Given task ▸ Comb through the entries for "with" and pull out each line that holds it.

Material ▸

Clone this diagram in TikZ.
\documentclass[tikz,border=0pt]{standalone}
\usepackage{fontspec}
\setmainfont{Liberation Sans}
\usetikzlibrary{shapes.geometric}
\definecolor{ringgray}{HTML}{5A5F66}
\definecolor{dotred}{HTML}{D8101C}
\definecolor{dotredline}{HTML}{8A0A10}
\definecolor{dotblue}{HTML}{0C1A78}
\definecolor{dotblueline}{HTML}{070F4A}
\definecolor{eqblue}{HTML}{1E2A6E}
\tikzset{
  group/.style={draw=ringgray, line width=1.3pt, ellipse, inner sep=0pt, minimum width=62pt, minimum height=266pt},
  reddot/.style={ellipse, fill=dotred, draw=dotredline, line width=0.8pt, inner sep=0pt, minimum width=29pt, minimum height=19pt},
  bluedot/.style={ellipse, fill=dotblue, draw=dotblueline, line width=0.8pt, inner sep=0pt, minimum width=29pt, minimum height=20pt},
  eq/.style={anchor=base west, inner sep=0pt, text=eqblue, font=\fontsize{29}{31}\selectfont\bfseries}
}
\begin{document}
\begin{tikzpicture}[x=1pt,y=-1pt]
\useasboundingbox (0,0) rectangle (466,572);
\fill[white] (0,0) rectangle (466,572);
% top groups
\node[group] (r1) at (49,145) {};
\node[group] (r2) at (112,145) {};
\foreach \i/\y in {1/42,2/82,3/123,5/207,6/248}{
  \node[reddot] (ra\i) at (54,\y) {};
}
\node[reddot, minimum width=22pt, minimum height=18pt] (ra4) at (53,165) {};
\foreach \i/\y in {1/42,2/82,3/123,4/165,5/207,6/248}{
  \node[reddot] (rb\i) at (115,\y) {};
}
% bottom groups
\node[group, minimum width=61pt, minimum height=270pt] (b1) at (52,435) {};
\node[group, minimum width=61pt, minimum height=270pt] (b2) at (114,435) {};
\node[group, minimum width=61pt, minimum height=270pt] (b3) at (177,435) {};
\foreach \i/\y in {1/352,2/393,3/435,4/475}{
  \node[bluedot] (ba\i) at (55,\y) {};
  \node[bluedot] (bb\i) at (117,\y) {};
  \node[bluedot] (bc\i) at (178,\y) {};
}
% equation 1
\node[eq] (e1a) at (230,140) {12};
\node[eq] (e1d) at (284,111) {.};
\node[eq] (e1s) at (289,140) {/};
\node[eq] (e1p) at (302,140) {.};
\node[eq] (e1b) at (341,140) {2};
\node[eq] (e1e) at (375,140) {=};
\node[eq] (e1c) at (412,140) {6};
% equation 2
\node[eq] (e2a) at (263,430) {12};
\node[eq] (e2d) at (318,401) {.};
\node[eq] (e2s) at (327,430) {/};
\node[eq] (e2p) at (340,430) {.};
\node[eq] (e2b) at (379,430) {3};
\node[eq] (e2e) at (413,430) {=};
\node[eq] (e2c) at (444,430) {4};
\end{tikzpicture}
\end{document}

---

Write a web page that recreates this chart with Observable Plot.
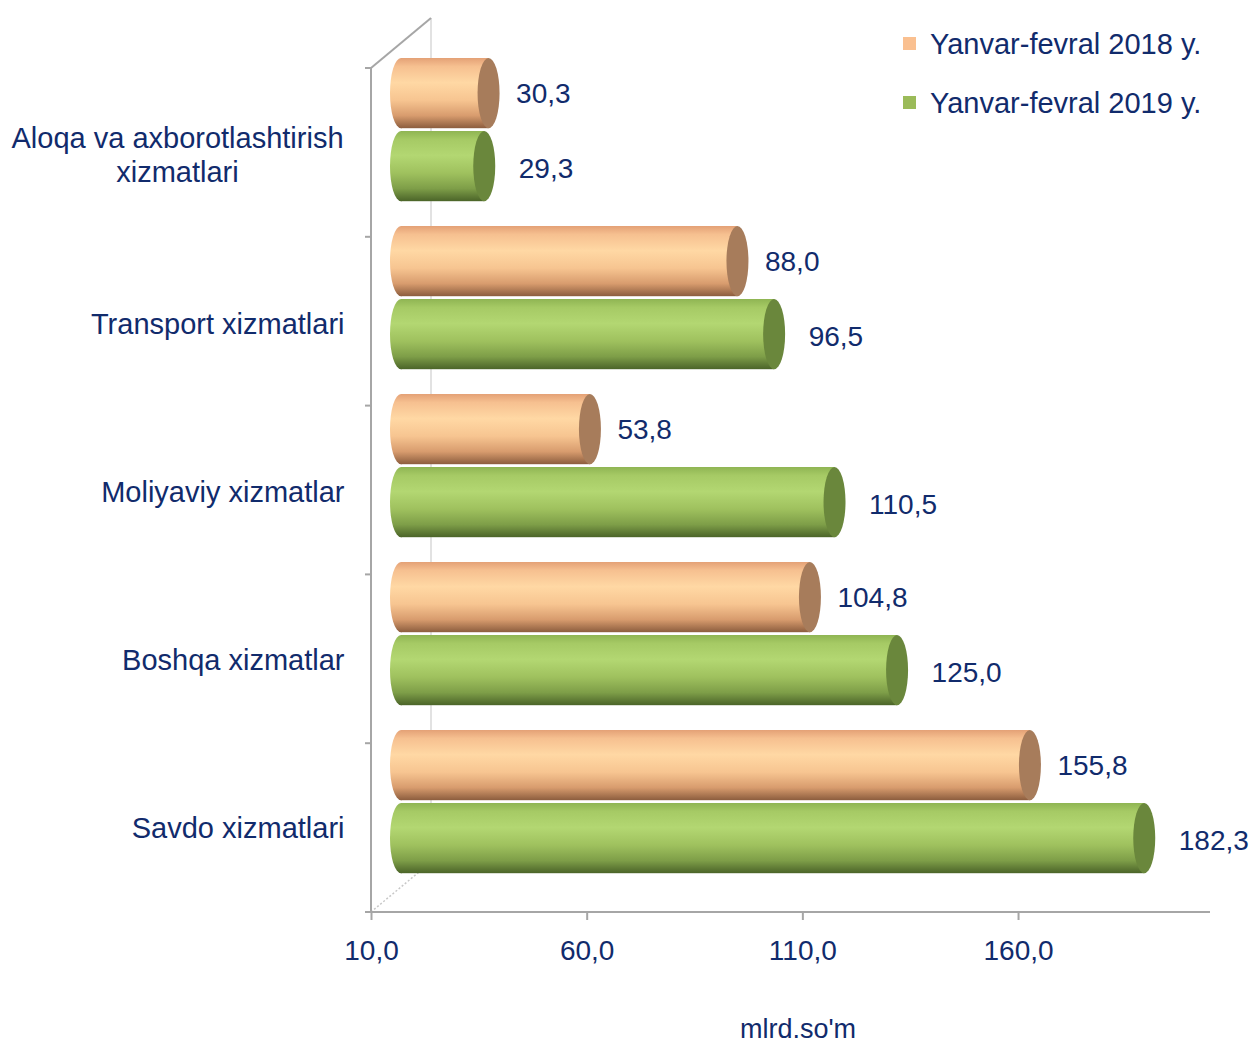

...

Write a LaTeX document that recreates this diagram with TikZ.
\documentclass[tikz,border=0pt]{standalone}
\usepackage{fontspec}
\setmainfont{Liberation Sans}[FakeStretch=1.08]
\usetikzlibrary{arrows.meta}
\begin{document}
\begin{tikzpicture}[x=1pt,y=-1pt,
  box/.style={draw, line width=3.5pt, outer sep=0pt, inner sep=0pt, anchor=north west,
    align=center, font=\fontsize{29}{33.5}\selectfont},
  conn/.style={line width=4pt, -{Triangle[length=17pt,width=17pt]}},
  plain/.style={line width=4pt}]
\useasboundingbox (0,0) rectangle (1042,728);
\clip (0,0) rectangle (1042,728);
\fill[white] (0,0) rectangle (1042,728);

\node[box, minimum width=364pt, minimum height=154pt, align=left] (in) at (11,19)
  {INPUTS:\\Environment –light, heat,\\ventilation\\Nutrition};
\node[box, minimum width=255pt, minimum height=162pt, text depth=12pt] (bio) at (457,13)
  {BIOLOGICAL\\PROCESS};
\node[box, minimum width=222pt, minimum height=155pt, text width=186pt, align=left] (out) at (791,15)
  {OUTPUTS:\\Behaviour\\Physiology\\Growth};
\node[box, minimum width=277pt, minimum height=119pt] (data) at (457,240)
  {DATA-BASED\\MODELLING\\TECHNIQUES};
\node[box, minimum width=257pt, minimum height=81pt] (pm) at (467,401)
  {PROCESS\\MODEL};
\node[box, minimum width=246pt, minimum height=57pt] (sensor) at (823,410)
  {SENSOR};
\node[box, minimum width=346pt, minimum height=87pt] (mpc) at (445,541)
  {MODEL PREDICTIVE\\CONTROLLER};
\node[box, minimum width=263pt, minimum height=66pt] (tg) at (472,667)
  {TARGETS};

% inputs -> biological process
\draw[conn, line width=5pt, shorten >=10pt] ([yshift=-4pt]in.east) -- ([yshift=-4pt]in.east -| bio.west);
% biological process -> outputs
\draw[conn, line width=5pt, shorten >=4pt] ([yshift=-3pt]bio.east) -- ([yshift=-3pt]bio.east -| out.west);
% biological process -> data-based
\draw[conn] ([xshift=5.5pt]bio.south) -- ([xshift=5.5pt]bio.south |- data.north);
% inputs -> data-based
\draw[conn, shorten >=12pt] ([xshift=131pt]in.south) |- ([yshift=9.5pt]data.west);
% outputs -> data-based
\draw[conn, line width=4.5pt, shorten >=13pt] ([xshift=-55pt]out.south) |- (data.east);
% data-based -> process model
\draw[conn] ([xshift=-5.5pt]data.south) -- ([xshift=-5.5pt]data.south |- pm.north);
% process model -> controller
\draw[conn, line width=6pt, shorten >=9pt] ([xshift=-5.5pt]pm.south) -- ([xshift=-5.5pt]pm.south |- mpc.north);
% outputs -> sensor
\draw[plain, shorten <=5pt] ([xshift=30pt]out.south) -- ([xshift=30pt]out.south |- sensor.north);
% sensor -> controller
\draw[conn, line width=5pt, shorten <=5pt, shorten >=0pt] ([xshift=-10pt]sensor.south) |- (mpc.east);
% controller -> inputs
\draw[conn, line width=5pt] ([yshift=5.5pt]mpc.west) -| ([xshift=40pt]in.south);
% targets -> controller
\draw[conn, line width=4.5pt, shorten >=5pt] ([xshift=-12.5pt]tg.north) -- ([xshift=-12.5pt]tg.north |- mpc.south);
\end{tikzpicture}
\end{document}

Correct answer ▸
Write a web page that recreates this chart with Observable Plot.
Write a LaTeX document that recreates this diagram with TikZ.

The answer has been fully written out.